Peter A. Magowan
President and Managing General Partner

Recognized as one of Major League Baseball's most progressive leaders, Peter Magowan enters his 16th season as the Giants' president and managing general partner. A longtime resident of San Francisco and lifelong baseball enthusiast, Magowan is credited with playing a critical role in two major events that kept the Giants in Northern California.

In an 11th-hour effort, Magowan and a group of civic-minded San Franciscans saved the Giants from relocating to Tampa Bay in December 1992. The successful rescue had special meaning for Magowan, a New York native who moved to San Francisco with his family about the same time the Giants moved west in 1958.

Then in December 1995, Magowan unveiled a revolutionary plan to build a new 41,000-seat ballpark at China Basin which would further ensure successful Major League Baseball in San Francisco well into the 21st Century. The Giants' president, determined to eliminate any public taxpayer assistance, announced that the new baseball park would be the first privately financed Major League ballpark in more than 30 years. Three months later, the team's "Yes on B" campaign passed in overwhelming fashion, as San Francisco voters approved the China Basin ballpark proposal by a 2-to-1 margin. Originally named Pacific Bell Park soon thereafter, the Giants broke ground on their spectacular new downtown waterfront home Dec. 11, 1997, with a completion date of April 2000.

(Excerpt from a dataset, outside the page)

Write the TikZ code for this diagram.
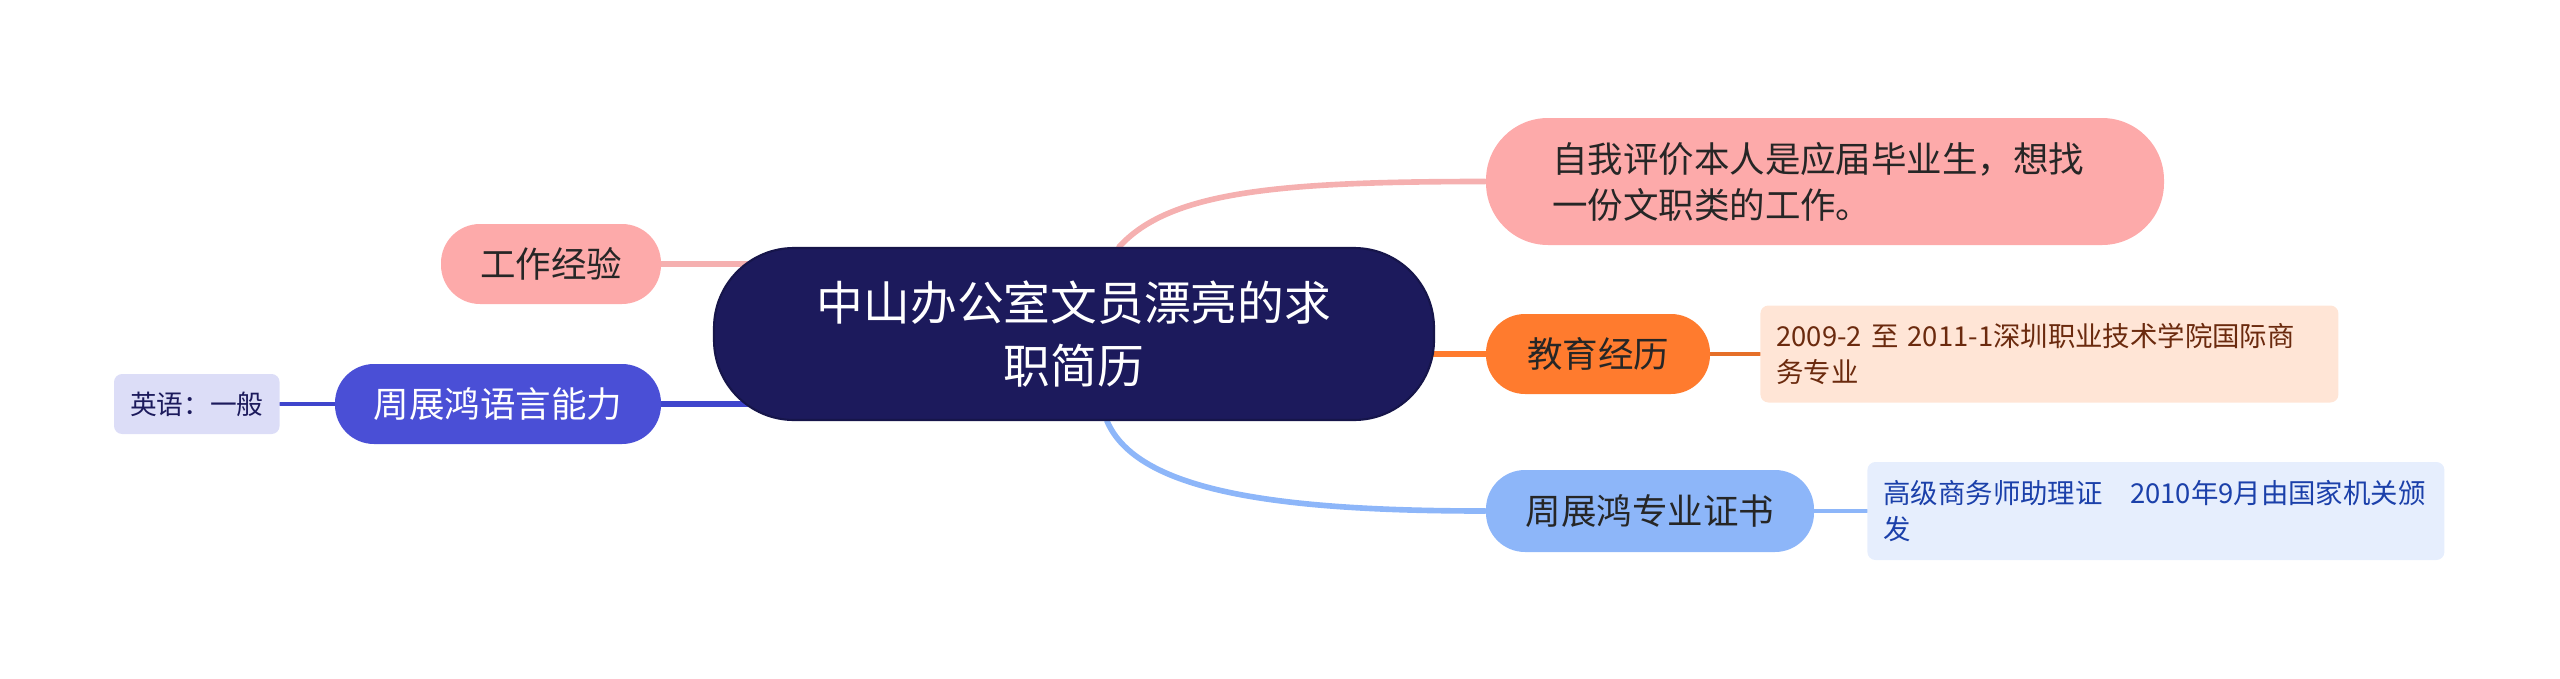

For his efforts in overseeing the nationally acclaimed Pacific Bell Park project, Magowan was named the 2000 Sports Executive of the Year by Street & Smith's Sports Business Journal.

He has a strong commitment to putting a successful team on the field. During his 15 years that he has been in charge, the Giants have reached the post season four times, including the 2002 World Series. On three more occasions, the team was eliminated on the last day of the season.

Magowan's aggressive and innovative management style, as well as his well-known business acumen, has earned him assignments on some of Major League Baseball's most influential committees—Labor Relations, Strategic Planning, Equal Opportunity, and the Executive Committee.

Since assuming the club's reins in 1993, Magowan has been the recipient of many community awards. The San Francisco Business Times, in recognition of his efforts to keep the Giants in San Francisco, named Magowan their 1993 Bay Area Business Executive of the Year. In addition, the Commonwealth Club of California honored him and other team investors with the prestigious 1993 Distinguished Citizens Award.

In recognition of the Giants becoming the first professional sports team to stage a benefit game for AIDS, Magowan was presented a Special Achievement Award for Outstanding Leadership and Commitment to HIV/AIDS Awareness at the 1995 AIDS Update Conference. Among his prestigious honors, the Harvard Business School named him their Bay Area Business Leader of the Year in 1999 and he was awarded the 2004 Junior Achievement Award.

Magowan also spent 37 years with Safeway, Inc, before resigning his position on the board of directors on March 31, 2005. Originally named chairman and CEO on January 1, 1980, he relinquished the CEO title and left the day-to-day operations in April 1993 after becoming president and managing general partner of the San Francisco Giants. In May of 1998 he retired from his position as chairman, then stayed on the board of directors until 2005. Magowan remains in his role as a director on the boards of DaimlerChrysler A.G. and Caterpillar, Inc.

A 1964 Stanford graduate with a degree in American literature, Magowan received his masters degree in politics, philosophy and economics from Oxford University. He also completed two years of additional postgraduate work at the Johns Hopkins School of Advanced International Studies. He and his wife, Debby, live in San Francisco.